Comment by behnamoh

Comment by behnamoh 2 days ago

2 replies

You say that as if FP is objectively superior to the imperative style, but as someone who's done both, I still find FP style like "swimming against the river"—if my brain thinks in steps and iterations, why do the mental gymnastics to convert that into recursion?

ux266478 a day ago

FP is principally about function composition, folds and zippers. I still find myself thinking in terms of iteration, it's just not expressed as a for-loop. Instead, the iteration conditions are expressed by the composed function which builds a list, and the body of the for-loop is expressed by the composed function applied to the members of the list.

  for(int i = 0; i < N; ++i) { ... }
becomes

  foldl (fn (i, acc) => ...) 0 (range N)
It's technically recursion, but I don't really see any of it, and I don't really think about it that way.
iLemming 2 days ago

Fair point! Programming paradigms aren't objectively superior - they're tools, and different people's brains work differently. Many problems are naturally iterative, and forcing them into recursive patterns can feel awkward. That said, some problems become much cleaner with FP approaches - data transformations, avoiding shared state bugs, or mathematical computations. It's worth having both tools available. use imperative when you think in steps, use functional when you think in transformations. Don't force one paradigm everywhere just because it's trendy or "pure."

But do give yourself this gift - even if you end up preferring imperative style for day-to-day work, learning Haskell or Clojure can be genuinely eye-opening.

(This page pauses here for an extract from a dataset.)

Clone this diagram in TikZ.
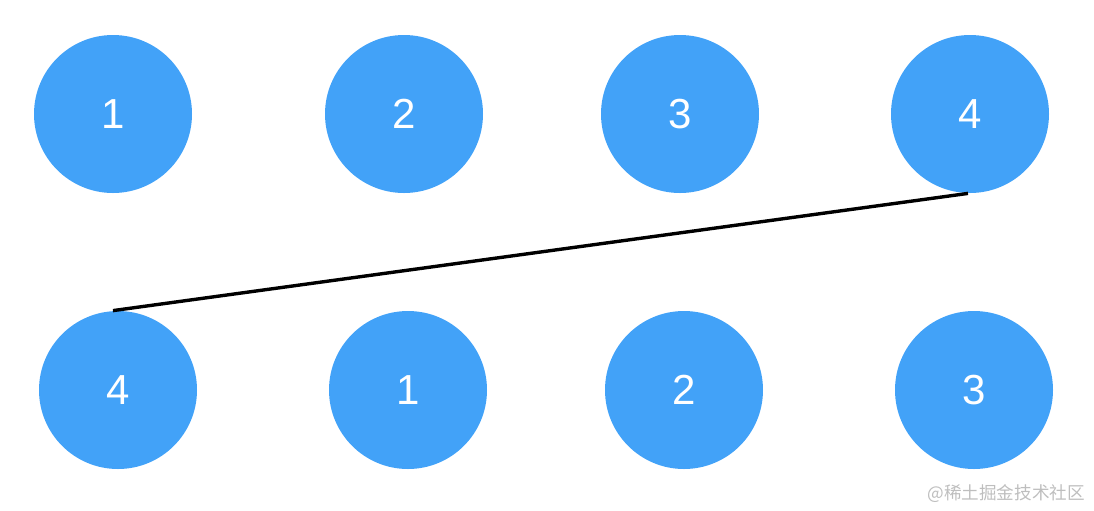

It's like learning a foreign language - even if you never become fluent, it changes how you think about your native language. You'll start seeing patterns and abstractions you missed before, even in imperative code.

upd: sorry, only after posting it I noticed your "as someone who's done both". Just wanted to point out that here my suggestion is aimed not to you directly, but to a "proverbial" programmer, I used "you" in more general sense.